3 – Lukewarm Leads Stay that Way
When the marketing department is qualifying new leads, they will find that some of them are a good fit for your company. However, they’re not interested in buying yet. According to Gleanster Research, on average 50 percent of leads fit in this bucket. If only a small fraction of your “good-fit-not-ready-yet” leads turn into MQLs, it’s a sign you are not doing enough to nurture your leads.
The cure: Make sure your lead nurturing process answers your potential customers’ buying questions. It should also include frequent contacts to keep your brand top of mind and warm up the leads.
4 – Sales Reps Complain Leads Are Not Qualified
If your salespeople complain that leads are not qualified, listen to them.
If, for example, you’re sending all your leads directly to sales, many of them will not be qualified. Because salespeople are not equipped to nurture leads, such a process can result in a gaping hole in your pipeline. If you’re handing leads to sales that are well matched with your organization but are not yet in buying mode, you’re throwing them away.
Also, if you’re giving salespeople leads that are not good matches, you’re wasting their time. If they pursue them, they have less time to work on the qualified opportunities.

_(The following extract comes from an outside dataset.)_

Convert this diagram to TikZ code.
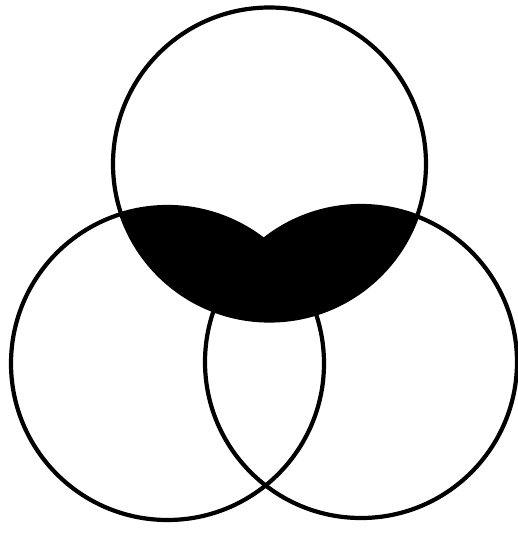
\documentclass[tikz,border=0pt]{standalone}
\usepackage{tikz}
\usepackage{xcolor}
\definecolor{paper}{HTML}{FFFFFF}
\definecolor{ink}{HTML}{000000}
\tikzset{
  setring/.style={draw=ink,line width=4.2pt},
  shaded/.style={fill=ink}
}
\begin{document}
\begin{tikzpicture}[x=1pt,y=-1pt]
      \useasboundingbox[fill=paper] (0,0) rectangle (518,536);
      \coordinate (topC) at (269.5,164);
      \coordinate (leftC) at (167.5,363.5);
      \coordinate (rightC) at (361,362);
      % shaded part: top set meets either lower set
      \begin{scope}
        \clip (topC) circle (156.5pt);
        \fill[shaded] (leftC) circle (156.5pt);
        \fill[shaded] (rightC) circle (156pt);
      \end{scope}
      \draw[setring] (topC) circle (156.5pt);
      \draw[setring] (leftC) circle (156.5pt);
      \draw[setring] (rightC) circle (156pt);
    \end{tikzpicture}
\end{document}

The cure: Create a shared sales and marketing definition of an SQL and provide leads that adhere to its criteria. To help implement your lead qualification process, set up lead filtering rules and decide how to score your leads.
5 – Your Lead Information Is Inconsistent
Sales processes work best when you can duplicate them successfully again and again. When a salesperson receives a lead with critical information missing, it can slow them down or even bring them to a dead halt. He or she has to do something different to find the missing information. Given time constraints, he or she may decide to move on to the next opportunity.
The cure: Sales and marketing should work together to specify the data that qualified leads must always include.
6 – You Don’t Know How to Optimize the Sales Process
Do you know what your best lead sources are? Is it your website, webinars, events or referrals?
Do you know how you can increase conversions at each phase of the buying cycle?
If you don’t know the best lead sources or how to boost conversions, it’s difficult to improve your marketing and sales results.
The cure: Set up systems to measure, track and report on all aspects of your sales and marketing process. The information you gather will enable you to dial up success rates.
Do you see any of the signs described above in your business? If so, start working on the prescribed cures, and you’ll likely achieve increased sales.